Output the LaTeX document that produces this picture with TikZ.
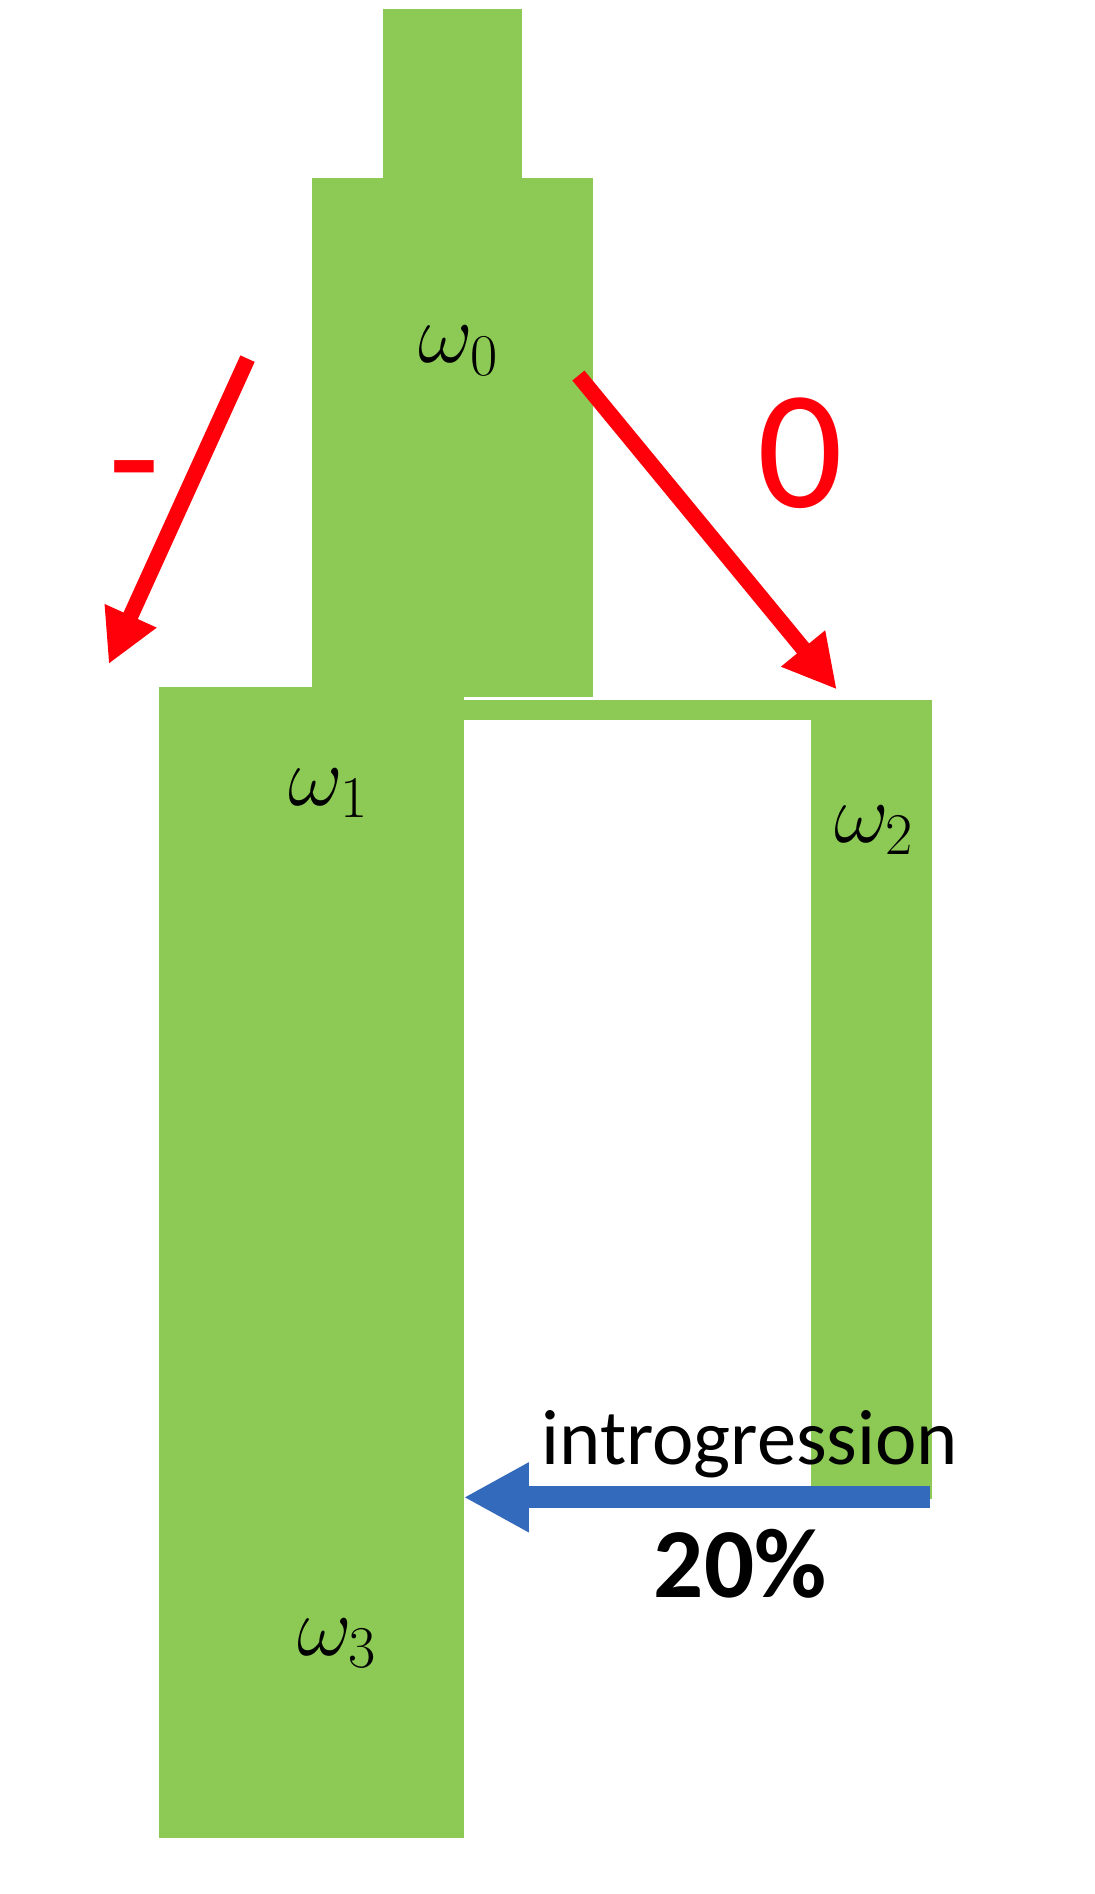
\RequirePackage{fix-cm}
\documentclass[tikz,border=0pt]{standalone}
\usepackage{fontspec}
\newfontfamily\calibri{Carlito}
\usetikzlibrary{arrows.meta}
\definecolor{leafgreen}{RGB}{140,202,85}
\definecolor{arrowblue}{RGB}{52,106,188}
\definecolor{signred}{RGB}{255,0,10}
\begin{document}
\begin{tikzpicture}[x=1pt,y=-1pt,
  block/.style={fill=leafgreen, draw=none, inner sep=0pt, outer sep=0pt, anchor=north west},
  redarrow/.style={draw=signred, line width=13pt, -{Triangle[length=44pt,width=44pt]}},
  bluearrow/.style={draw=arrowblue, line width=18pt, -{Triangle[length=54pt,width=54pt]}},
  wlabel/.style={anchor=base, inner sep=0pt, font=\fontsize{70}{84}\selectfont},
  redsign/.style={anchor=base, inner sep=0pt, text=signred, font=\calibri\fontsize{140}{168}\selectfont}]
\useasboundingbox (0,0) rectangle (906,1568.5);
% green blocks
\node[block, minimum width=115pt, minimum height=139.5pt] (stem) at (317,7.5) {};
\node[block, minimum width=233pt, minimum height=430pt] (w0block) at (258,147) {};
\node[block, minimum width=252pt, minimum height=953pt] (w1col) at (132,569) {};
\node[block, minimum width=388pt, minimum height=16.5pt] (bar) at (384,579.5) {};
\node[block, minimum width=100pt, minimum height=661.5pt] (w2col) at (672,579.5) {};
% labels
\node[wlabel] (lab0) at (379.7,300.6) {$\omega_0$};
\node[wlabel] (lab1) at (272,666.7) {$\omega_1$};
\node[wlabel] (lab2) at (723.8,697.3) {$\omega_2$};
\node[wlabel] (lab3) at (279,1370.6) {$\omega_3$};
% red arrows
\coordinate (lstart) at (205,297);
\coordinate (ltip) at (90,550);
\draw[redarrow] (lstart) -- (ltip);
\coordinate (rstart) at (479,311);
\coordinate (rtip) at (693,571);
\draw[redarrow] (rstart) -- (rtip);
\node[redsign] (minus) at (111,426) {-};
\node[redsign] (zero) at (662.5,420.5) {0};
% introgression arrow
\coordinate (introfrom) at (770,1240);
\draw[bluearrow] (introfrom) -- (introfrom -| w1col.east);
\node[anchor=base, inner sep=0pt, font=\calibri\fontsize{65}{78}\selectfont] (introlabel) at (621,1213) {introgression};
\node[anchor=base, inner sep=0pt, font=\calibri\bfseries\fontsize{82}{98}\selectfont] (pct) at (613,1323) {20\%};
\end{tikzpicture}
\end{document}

• • • •

→ **WORK INSTRUCTIONS**
Write out the material above once more, exactly as it reads, with no pictures.

→ **OUTPUT FOR THIS EXERCISE**
Output the LaTeX document that produces this picture with TikZ.
\RequirePackage{fix-cm}
\documentclass[tikz,border=0pt]{standalone}
\usepackage{fontspec}
\newfontfamily\calibri{Carlito}
\usetikzlibrary{arrows.meta}
\definecolor{leafgreen}{RGB}{140,202,85}
\definecolor{arrowblue}{RGB}{52,106,188}
\definecolor{signred}{RGB}{255,0,10}
\begin{document}
\begin{tikzpicture}[x=1pt,y=-1pt,
  block/.style={fill=leafgreen, draw=none, inner sep=0pt, outer sep=0pt, anchor=north west},
  redarrow/.style={draw=signred, line width=13pt, -{Triangle[length=44pt,width=44pt]}},
  bluearrow/.style={draw=arrowblue, line width=18pt, -{Triangle[length=54pt,width=54pt]}},
  wlabel/.style={anchor=base, inner sep=0pt, font=\fontsize{70}{84}\selectfont},
  redsign/.style={anchor=base, inner sep=0pt, text=signred, font=\calibri\fontsize{140}{168}\selectfont}]
\useasboundingbox (0,0) rectangle (906,1568.5);
% green blocks
\node[block, minimum width=115pt, minimum height=139.5pt] (stem) at (317,7.5) {};
\node[block, minimum width=233pt, minimum height=430pt] (w0block) at (258,147) {};
\node[block, minimum width=252pt, minimum height=953pt] (w1col) at (132,569) {};
\node[block, minimum width=388pt, minimum height=16.5pt] (bar) at (384,579.5) {};
\node[block, minimum width=100pt, minimum height=661.5pt] (w2col) at (672,579.5) {};
% labels
\node[wlabel] (lab0) at (379.7,300.6) {$\omega_0$};
\node[wlabel] (lab1) at (272,666.7) {$\omega_1$};
\node[wlabel] (lab2) at (723.8,697.3) {$\omega_2$};
\node[wlabel] (lab3) at (279,1370.6) {$\omega_3$};
% red arrows
\coordinate (lstart) at (205,297);
\coordinate (ltip) at (90,550);
\draw[redarrow] (lstart) -- (ltip);
\coordinate (rstart) at (479,311);
\coordinate (rtip) at (693,571);
\draw[redarrow] (rstart) -- (rtip);
\node[redsign] (minus) at (111,426) {-};
\node[redsign] (zero) at (662.5,420.5) {0};
% introgression arrow
\coordinate (introfrom) at (770,1240);
\draw[bluearrow] (introfrom) -- (introfrom -| w1col.east);
\node[anchor=base, inner sep=0pt, font=\calibri\fontsize{65}{78}\selectfont] (introlabel) at (621,1213) {introgression};
\node[anchor=base, inner sep=0pt, font=\calibri\bfseries\fontsize{82}{98}\selectfont] (pct) at (613,1323) {20\%};
\end{tikzpicture}
\end{document}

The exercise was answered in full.